6. WATCHSEL. For testing only
7. WATCHSEL. For testing only
8. Memory size selector bit 0
9. Memory size selector bit 1. The memory size selectors determine how much PCI-memory the adapter card allocates at boot time. The table below shows the settings.

<table>
<thead>
<tr>
<th>Memsize 0</th>
<th>Memsize 1</th>
<th>Memory size allocated</th>
</tr>
</thead>
<tbody>
<tr>
<td>OFF</td>
<td>OFF</td>
<td>16 MB</td>
</tr>
<tr>
<td>ON</td>
<td>OFF</td>
<td>64 MB</td>
</tr>
<tr>
<td>OFF</td>
<td>ON</td>
<td>256 MB</td>
</tr>
<tr>
<td>ON</td>
<td>ON</td>
<td>2 GB</td>
</tr>
</tbody>
</table>

Table 5.

10. PCI A64. When off the card expects to sit in a 64 bit PCI bus. When on, the card expects to sit in a 32 bit PCI bus.

7.1.2 Topologies

With a single-link PCI-SCI card you can connect systems in a ring. This topology is simple and requires little cabling, but has the disadvantage that it has a single point of failure. If any of nodes goes down (power down, cable out or other errors) the whole system will go down since the SCI link is not maintained anymore.

Using a SCI switch will overcome this problem since the switch will continue routing packets even if one of several ports are down. Dolphin offers two SCI switches, one 4-ports and one expandable to 16-ports.

The simple Mask Routing is used to configure the nodes below.

Mask Routing is used in both cases.

![Ring Topology](image)

![SCI Switch](image)
7.2 OPTIONAL EXTRA SCI LINK

The PCI-64 Card also has an optional additional SCI link interface requiring one extra slot position. This extra slot position can be a PCI or an ISA/EISA slot since the connector itself is not used. Having two SCI link on one card makes it possible to build fault tolerant system without the need of a SCI switch.

![Figure 13. Fault tolerant SCI Switch Topology](image1)

7.3 POSSIBLE TOPOLOGIES WITH DUAL SCI LINKS

With an extra SCI link on the PCI SCI adapter a new set of possibilities appear. Fault tolerant topologies can now be built without using a SCI switch.

7.3.1 Dual rings

Here the two links are just connected in parallel. This is the simplest way to connect the dual-link PCI-SCI cards and requires little SW management. If one ring goes down the other ring will used. Both fault tolerance and bandwidth increase is achieved, but it cannot withstand a dead node.

Mask Routing or Table Routing can be used together with Even/Edd Switching (transaction ID) to implement this system.
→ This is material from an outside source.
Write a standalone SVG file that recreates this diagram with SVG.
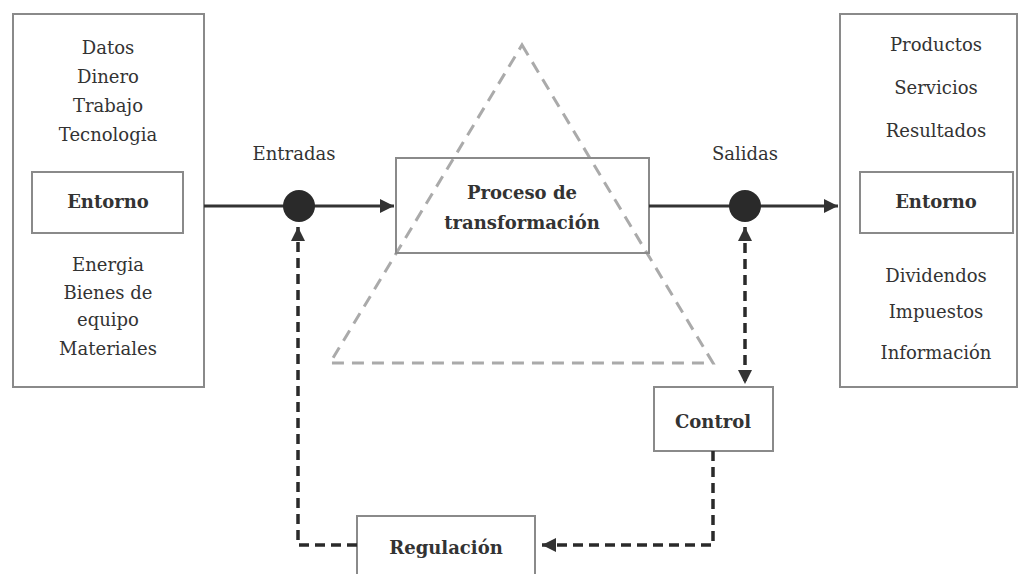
<svg xmlns="http://www.w3.org/2000/svg" width="1019" height="574" viewBox="0 0 1019 574">
<defs>
<style>
.box{fill:#fff;stroke:#8a8a8a;stroke-width:2}
.t{font-family:"DejaVu Serif","Liberation Serif",serif;font-size:18px;fill:#333;text-anchor:middle}
.b{font-weight:bold}
.solid{stroke:#333;stroke-width:3;fill:none}
.dash{stroke:#2a2a2a;stroke-width:3.5;fill:none;stroke-dasharray:10 6}
.tri{stroke:#aaa;stroke-width:3;fill:none;stroke-dasharray:12 8}
</style>
<marker id="ah" viewBox="0 0 10 10" refX="10" refY="5" markerWidth="8" markerHeight="8" markerUnits="userSpaceOnUse" orient="auto-start-reverse">
<path d="M0,0 L10,5 L0,10 z" fill="#333"/>
</marker>
<marker id="ahs" viewBox="0 0 10 10" refX="10" refY="5" markerWidth="18" markerHeight="14" markerUnits="userSpaceOnUse" orient="auto-start-reverse">
<path d="M0,0 L10,5 L0,10 z" fill="#333"/>
</marker>
</defs>
<rect width="1019" height="574" fill="#fff"/>

<g id="triangle">
<path class="tri" d="M522,45 L713,363 L330,363 Z"/>
</g>

<g id="entorno-left">
<rect class="box" x="13" y="14" width="191" height="373"/>
<text class="t" x="108" y="54">Datos</text>
<text class="t" x="108" y="83">Dinero</text>
<text class="t" x="108" y="112">Trabajo</text>
<text class="t" x="108" y="141">Tecnologia</text>
<rect class="box" x="32" y="172" width="151" height="61"/>
<text class="t b" x="108" y="208">Entorno</text>
<text class="t" x="108" y="271">Energia</text>
<text class="t" x="108" y="299">Bienes de</text>
<text class="t" x="108" y="326">equipo</text>
<text class="t" x="108" y="355">Materiales</text>
</g>

<g id="entorno-right">
<rect class="box" x="840" y="14" width="177" height="373"/>
<text class="t" x="936" y="51">Productos</text>
<text class="t" x="936" y="94">Servicios</text>
<text class="t" x="936" y="137">Resultados</text>
<rect class="box" x="860" y="172" width="153" height="61"/>
<text class="t b" x="936" y="208">Entorno</text>
<text class="t" x="936" y="282">Dividendos</text>
<text class="t" x="936" y="318">Impuestos</text>
<text class="t" x="936" y="359">Información</text>
</g>

<g id="proceso">
<rect class="box" x="396" y="158" width="253" height="95" fill="none" style="fill:none"/>
<text class="t b" x="522" y="199">Proceso de</text>
<text class="t b" x="522" y="229">transformación</text>
</g>

<g id="control">
<rect class="box" x="654" y="387" width="119" height="64"/>
<text class="t b" x="713" y="428">Control</text>
</g>

<g id="regulacion">
<rect class="box" x="357" y="516" width="178" height="70"/>
<text class="t b" x="446" y="554">Regulación</text>
</g>

<g id="labels">
<text class="t" x="294" y="160">Entradas</text>
<text class="t" x="745" y="160">Salidas</text>
</g>

<g id="connectors">
<line class="solid" x1="204" y1="206" x2="300" y2="206"/>
<line class="solid" x1="300" y1="206" x2="394" y2="206" marker-end="url(#ahs)"/>
<line class="solid" x1="649" y1="206" x2="745" y2="206"/>
<line class="solid" x1="745" y1="206" x2="838" y2="206" marker-end="url(#ahs)"/>
<circle cx="299" cy="206" r="16" fill="#2a2a2a"/>
<circle cx="745" cy="206" r="16" fill="#2a2a2a"/>
<path class="dash" d="M357,545 L298,545 L298,227" marker-end="url(#ahs)"/>
<line class="dash" x1="745" y1="227" x2="745" y2="384" marker-start="url(#ahs)" marker-end="url(#ahs)"/>
<path class="dash" d="M713,451 L713,545 L542,545" marker-end="url(#ahs)"/>
</g>
</svg>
![Figure 14. Dual or Triple SCI links](image2)
7.3.2 Counter rotating rings

This topology also connects the nodes in dual rings. If one ring goes down the other ring will used. The idea of the counter rotating rings is also to load-balance the data transfer and optimize the use of the rings such that the link with the shortest number of bypassing nodes to the destination node is used. This system can also only tolerate one missing link.

This routing scheme requires Table Routing.

7.3.3 2D Mesh

The 2D mesh is also a powerful fault tolerant topology that can connect many nodes without the need of a SCI switch. The 2D mesh offers two alternative routes to the destination node. In the case one link goes down you can re-route the packets to the destination. This topology is much more complex to manage when it comes to error handling and reconfiguration issues.

This routing scheme requires Table Routing and the mesh is therefore limited to 256 nodes in the mesh (e.g an 8x8 mesh). An X->Y routing scheme can be used. In the mesh an alternative path can be found if one (and only one) node is dead.
7.4 BOARD LAYOUT
The PCI-SCI plug-in card is a PCI Long Card.

7.5 CONNECTOR & CABLES
• 80-pin AMP connector
• Shielded twisted pair copper cables. Up to 10 m point to point.
• External fiber optic converters can be used to increase distance to 100 m and beyond.
• Cards can be connected in point to point, ring or switch topologies.

7.6 ELECTRICAL
It uses 5V power but operates both in 5V and 3.3V signalling environments.